> _Your instructions_: Copy out all lines of the records in which the word "this" appears.

> _Entries with chart source code_:

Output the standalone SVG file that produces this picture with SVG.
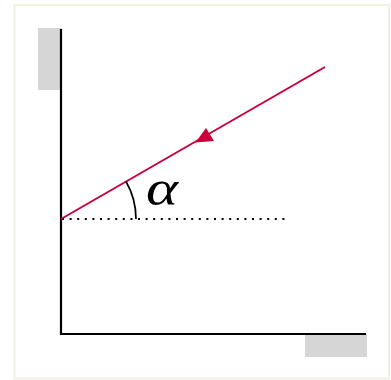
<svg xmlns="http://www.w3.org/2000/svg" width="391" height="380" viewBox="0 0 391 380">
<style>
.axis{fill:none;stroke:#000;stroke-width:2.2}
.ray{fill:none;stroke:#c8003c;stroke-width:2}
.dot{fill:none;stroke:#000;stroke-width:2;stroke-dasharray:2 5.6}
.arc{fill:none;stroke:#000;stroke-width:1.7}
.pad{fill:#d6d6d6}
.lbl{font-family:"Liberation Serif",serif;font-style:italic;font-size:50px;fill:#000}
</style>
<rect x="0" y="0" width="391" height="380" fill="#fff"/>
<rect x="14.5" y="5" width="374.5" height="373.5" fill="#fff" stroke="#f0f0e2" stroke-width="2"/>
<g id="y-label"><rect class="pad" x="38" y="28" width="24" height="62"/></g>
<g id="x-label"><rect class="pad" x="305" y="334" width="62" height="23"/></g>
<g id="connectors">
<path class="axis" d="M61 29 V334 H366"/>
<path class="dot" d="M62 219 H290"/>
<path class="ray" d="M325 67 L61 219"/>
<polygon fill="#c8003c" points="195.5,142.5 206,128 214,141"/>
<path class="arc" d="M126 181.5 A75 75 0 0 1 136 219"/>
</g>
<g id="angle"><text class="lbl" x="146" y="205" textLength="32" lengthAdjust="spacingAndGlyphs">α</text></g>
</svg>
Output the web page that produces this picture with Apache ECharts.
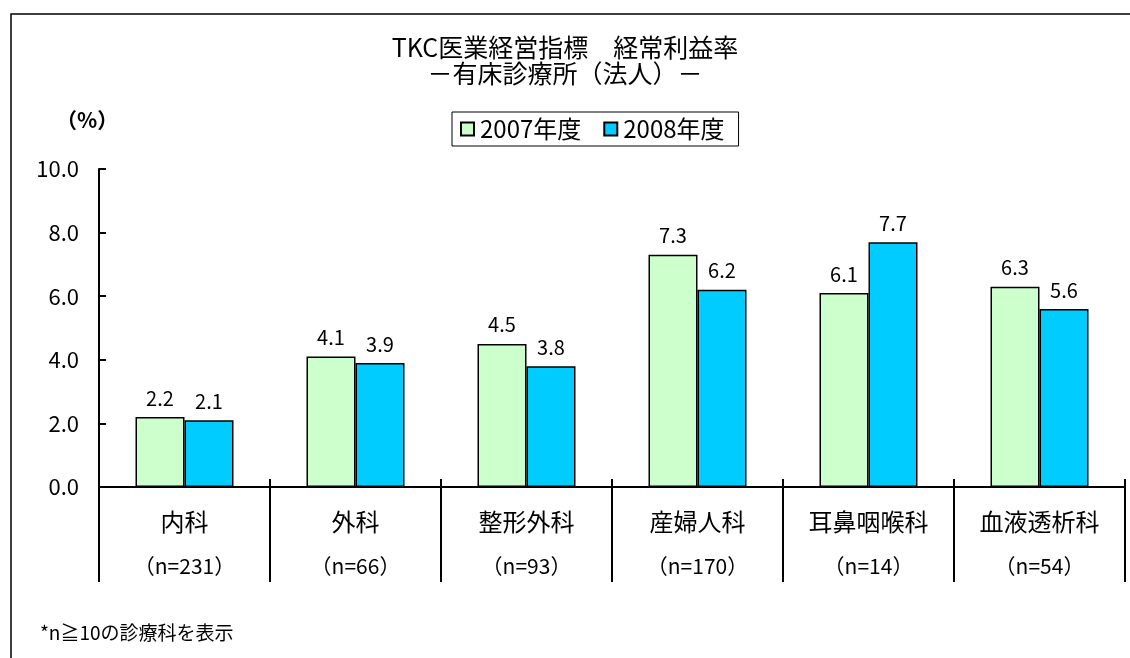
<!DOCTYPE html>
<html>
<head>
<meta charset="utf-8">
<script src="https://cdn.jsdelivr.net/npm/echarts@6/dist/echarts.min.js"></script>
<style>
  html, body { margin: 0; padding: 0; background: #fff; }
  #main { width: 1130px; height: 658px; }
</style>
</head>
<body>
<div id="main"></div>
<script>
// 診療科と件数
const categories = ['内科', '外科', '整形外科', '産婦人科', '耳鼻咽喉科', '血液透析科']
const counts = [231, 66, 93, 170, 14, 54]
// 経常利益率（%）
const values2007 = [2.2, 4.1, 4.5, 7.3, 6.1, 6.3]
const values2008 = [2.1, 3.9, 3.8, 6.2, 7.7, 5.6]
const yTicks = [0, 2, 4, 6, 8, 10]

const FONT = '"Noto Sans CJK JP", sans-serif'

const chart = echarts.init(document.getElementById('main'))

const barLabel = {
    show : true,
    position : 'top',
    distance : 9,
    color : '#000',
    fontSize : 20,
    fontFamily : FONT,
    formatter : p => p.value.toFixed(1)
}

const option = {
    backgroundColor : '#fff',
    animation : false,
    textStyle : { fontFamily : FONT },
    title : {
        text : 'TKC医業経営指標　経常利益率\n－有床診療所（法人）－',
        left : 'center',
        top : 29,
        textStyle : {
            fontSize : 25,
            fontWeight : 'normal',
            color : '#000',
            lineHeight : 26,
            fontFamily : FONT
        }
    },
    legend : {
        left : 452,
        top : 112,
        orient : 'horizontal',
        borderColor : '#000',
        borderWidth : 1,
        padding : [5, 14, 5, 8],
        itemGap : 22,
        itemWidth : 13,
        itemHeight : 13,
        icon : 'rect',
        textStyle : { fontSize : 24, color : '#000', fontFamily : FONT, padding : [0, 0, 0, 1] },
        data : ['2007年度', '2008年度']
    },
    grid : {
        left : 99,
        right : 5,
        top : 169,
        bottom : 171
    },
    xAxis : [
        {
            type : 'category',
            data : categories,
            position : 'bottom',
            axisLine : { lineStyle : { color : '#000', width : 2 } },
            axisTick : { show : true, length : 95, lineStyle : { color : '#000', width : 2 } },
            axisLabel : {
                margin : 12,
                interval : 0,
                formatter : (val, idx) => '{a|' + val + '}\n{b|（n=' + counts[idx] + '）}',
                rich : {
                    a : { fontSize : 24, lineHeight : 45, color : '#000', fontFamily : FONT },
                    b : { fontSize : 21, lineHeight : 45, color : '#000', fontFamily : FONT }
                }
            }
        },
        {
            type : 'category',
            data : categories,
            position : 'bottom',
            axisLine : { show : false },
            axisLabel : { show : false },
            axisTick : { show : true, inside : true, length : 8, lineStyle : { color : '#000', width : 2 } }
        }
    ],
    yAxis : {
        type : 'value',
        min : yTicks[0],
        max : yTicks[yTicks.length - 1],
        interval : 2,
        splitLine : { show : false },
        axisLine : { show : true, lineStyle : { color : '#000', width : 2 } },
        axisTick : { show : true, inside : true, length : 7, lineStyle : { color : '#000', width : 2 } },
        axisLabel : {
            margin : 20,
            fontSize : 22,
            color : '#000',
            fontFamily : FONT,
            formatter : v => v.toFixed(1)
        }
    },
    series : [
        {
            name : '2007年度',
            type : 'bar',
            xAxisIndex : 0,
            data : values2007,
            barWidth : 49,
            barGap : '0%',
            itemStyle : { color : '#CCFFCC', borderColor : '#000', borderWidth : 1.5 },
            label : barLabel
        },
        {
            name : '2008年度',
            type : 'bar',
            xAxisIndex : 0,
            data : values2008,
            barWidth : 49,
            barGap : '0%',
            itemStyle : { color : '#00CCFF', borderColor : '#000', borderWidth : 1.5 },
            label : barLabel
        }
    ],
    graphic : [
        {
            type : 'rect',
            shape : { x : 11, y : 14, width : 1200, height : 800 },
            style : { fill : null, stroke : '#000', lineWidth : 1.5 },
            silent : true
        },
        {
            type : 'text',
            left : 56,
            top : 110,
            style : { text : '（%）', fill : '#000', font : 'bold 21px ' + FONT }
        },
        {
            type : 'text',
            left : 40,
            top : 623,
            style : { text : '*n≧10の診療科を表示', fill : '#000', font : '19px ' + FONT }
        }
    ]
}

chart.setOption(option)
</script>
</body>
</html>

> _Final result_:
Output the standalone SVG file that produces this picture with SVG.
Output the web page that produces this picture with Apache ECharts.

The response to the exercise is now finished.